DAR Retro: 6 Classic Albums Produced By Gamble And Huff

By @TrueGodImmortal

Once upon a time, Philly Soul was one of the most integral things in music. Based around the talents of Gamble and Huff, two Philadelphia based writers and producers (Huff is from Jersey) that would give Philadelphia International Records their sound, there was a soulful element that made the music they crafted enjoyable to all ears. Today, I wanted to take a look back at 6 of those classic albums that embodied that Philadelphia soul (and Gamble and Huff sound) and came through that era. Let's take a look.
*The O'Jays- Backstabbers (1972)

-We have spoken about The O'Jays before, and they are absolute legends. There was something special about their music. There was a realism in their music that didn't seem to be prevalent in other soul songs. Sure, the topics were standard, but it was the execution and the emotion within the vocals that drove it home. This album would be the breakthrough for the Ohio trio, with some of their most iconic songs coming from the project. The title track remains one of their most popular songs, possibly their most popular, and it is one of the realest songs from the soul era. Other songs like "Sunshine" and "Love Train" also carry a legacy and overall, this album is flawless. Gamble and Huff crafted a classic and The O'Jays brought it to life.

*Billy Paul- 360 Degrees Of Billy Paul (1972)

-One of the unsung heroes of the soul era remains Billy Paul. The man was essentially a superstar in how he carried himself musically. He was one of the unique voices and a true legend of the time, and this is his best album without question and perhaps the best album on this list. Billy would utilize the Gamble and Huff sound to perfection, with lush instrumentals backing his resounding vocals on tracks like "Am I Black Enough For You", "Brown Baby", "I'm Just A Prisoner", and of course, the iconic hit "Me And Mrs. Jones". Overall, this is a flawless soul album and there was no way you could talk about Gamble and Huff without this album. 

*Harold Melvin And The Blue Notes- To Be True (1975)

-The prized group of the Philly Soul sound, Harold Melvin and The Blue Notes are the embodiment of the sound IMO. Yes, there are other groups and artists who fit the sound as well, but no one executed it better than Harold Melvin And The Blue Notes. I'll be honest. This might not be their best album, but their first two have been discussed so much, and my favorite song from the group is featured on this album, thus the inclusion of it. Which song is that? The beautiful ballad "Hope That We Can Be Together Soon" with a great assist from Sharon Paige. Along with that, the album features gems like the hit "Bad Luck" and "All Because Of A Woman". This was also the first album to give Teddy Pendergrass credit outside of the group as the cover says featuring Theodore Pendergrass along with the group's name. For that, along with everything else, this album is a significant moment in Philly Soul.

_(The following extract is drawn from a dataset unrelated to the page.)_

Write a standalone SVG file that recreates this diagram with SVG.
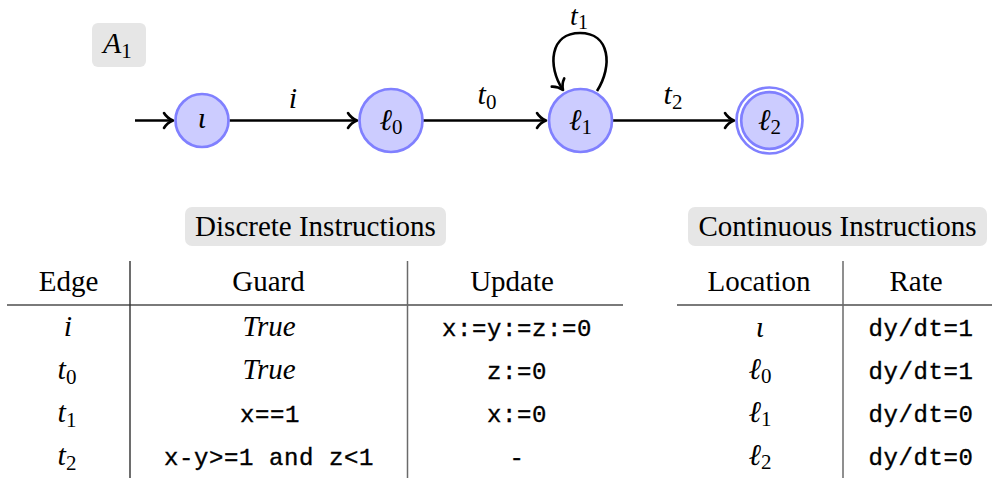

*Lou Rawls- All Things In Time (1976)

-I never really looked at Lou Rawls as Philly soul, but upon research and review, he was a part of that label and backed by the duo that made the sound pop. Lou always had a jazzy vibe to his music, but this album was soul to the core and features his biggest hit. While Gamble and Huff didn't produce and write the entire thing, they did help craft the best songs on the project (and over half of the album) such as "You'll Never Find A Love Like Mine", "You're The One", and "Groovy People". Looking back on this album, I'm surprised it isn't mention with the other classics of the 70's, because this was an excellent project.

*The Jacksons- Goin Places (1977)

-While The Jacksons were a part of CBS and Epic, Philadephia International Records and the Philly soul sound cultivated by Gamble and Huff helmed this project, which is as close to a classic as the Jacksons in the late 70's could muster. The vibe is of course soulful with lush production backing the growing vocals of Michael, and this album possesses some of the greatest songs by The Jacksons, courtesy of the dynamic duo. The album would feature a top 3 Jacksons track in "Find Me A Girl", which is one of the best vocal performances from Michael IMO, and other tracks like "Heaven Knows I Love You Girl" and "Even Though You're Gone". While some might think this isn't Philly soul, the sound and the songwriting are 100% that, with The Jacksons vocally adding more life to these compositions. This is a slept on album in The Jacksons catalog.

*Teddy Pendergrass- Teddy (1979)

-When the Philly soul era was slowly coming to an end, Teddy would drop his most infamous album at the end of the 70's and with it, there was a ton of fanfare that came along. Long removed from his post in the background with Harold Melvin and The Blue Notes, Teddy would finally strike with his third solo project full of bedroom ballads that made him an icon in that realm. With Gamble and Huff handling most of the duties (McFadden and Whitehead assisted as well), two of his biggest tracks came from the album as "Come Go With Me" and "Turn Off The Lights" were featured on this project. Teddy was in his prime musically and this was his finest solo career moment.